Among a slew of announcements about a new credit card, a subscription service, and something to do with Oprah, Apple has finally launched the second coming of the AirPods.

Design-wise, AirPods 2 are identical to the familiar air buds we all know and love—but when you look under the hood, the new AirPods are a much-needed upgrade: They have longer battery life and they’ll pair even quicker between devices. But if you’re moving onto a better version of our AirPods, what should you do with your old pair?

Well, as it turns out, recycling AirPods is a nightmare. You generally can’t throw them in any recycling bin because you’d have to remove the lithium battery (its only recyclable part) from the rest of the AirPod, which is nearly impossible. Ordinarily, a pair of headphones could be melted down at a facility that specializes in electronic waste. In the case of AirPods, the unremovable battery makes them a fire hazard if melted or shredded.

Throwing away lithium batteries, too, is a huge waste of resources, as the Atlantic noted this week. Lithium batteries contain cobalt, a finite resource often mined in harrowing conditions.

And while it’s easy to think they’re a tiny pollutant, we create some 20 million tons of electronic waste each year (Americans are responsible for 3.4 millions tons of it) and 60 percent of it ends up in our landfills. Some 900,000 pairs were sold in the first 7 months of the original AirPod’s release in the U.S. alone, which has likely grown immensely since then, meaning millions of us are bound to throw away our AirPods at some point in the future.

So what should you do once your original AirPods finally meet their end? Well, it looks like the one and only solution to guaranteeing your AirPods will be recycled is by mailing them back to Apple.

The process is fairly simple and part of their existing device trade-back program.
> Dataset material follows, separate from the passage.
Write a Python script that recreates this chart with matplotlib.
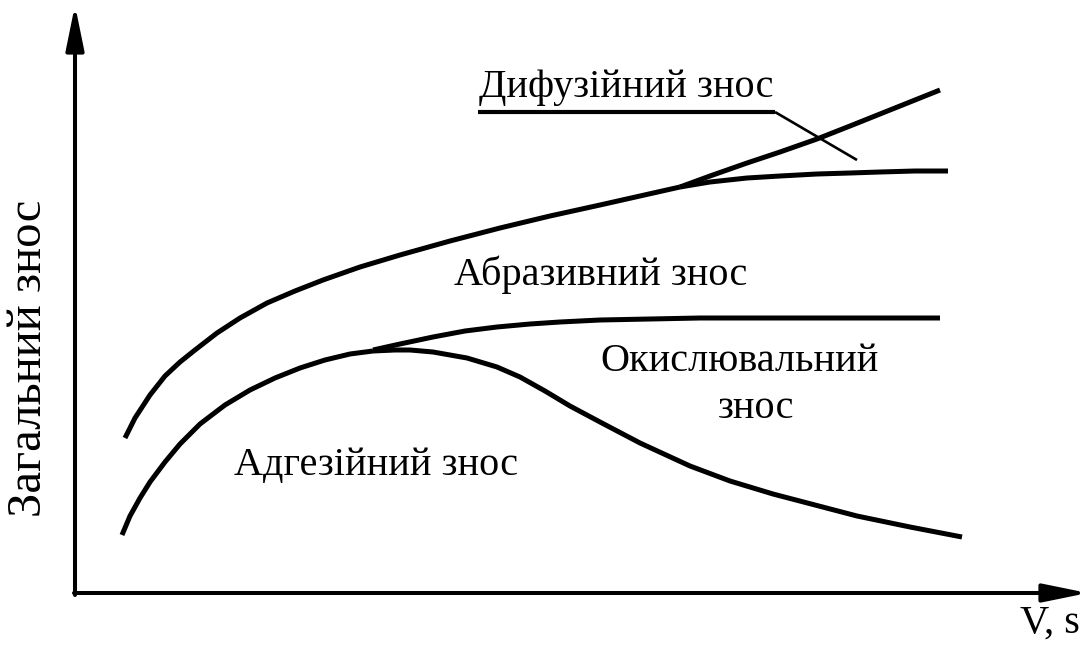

First, go to Apple’s trade-in website, select “Other devices” followed by “Headphones and speakers,” enter your address, and you’ll receive a free prepaid shipping label for your old AirPods. And if you’re wondering—no, you won’t get a discount off your next pair, sadly. But at least the process is free and relatively painless and you’re also helping curb the problem of electronic waste.

In a phone conversation, an Apple spokesperson confirmed that these AirPods are then distributed to recyclers who specialize in electronic waste along with instructions on how to break apart the components. Which begs another important question: Why not share this information with other facilities (or just on the AirPod box) if it’s that easy? We may not ever know the answer, but for now, sending them back to Apple is your best and only bet to ensuring your old AirPods won’t help destroy the environment.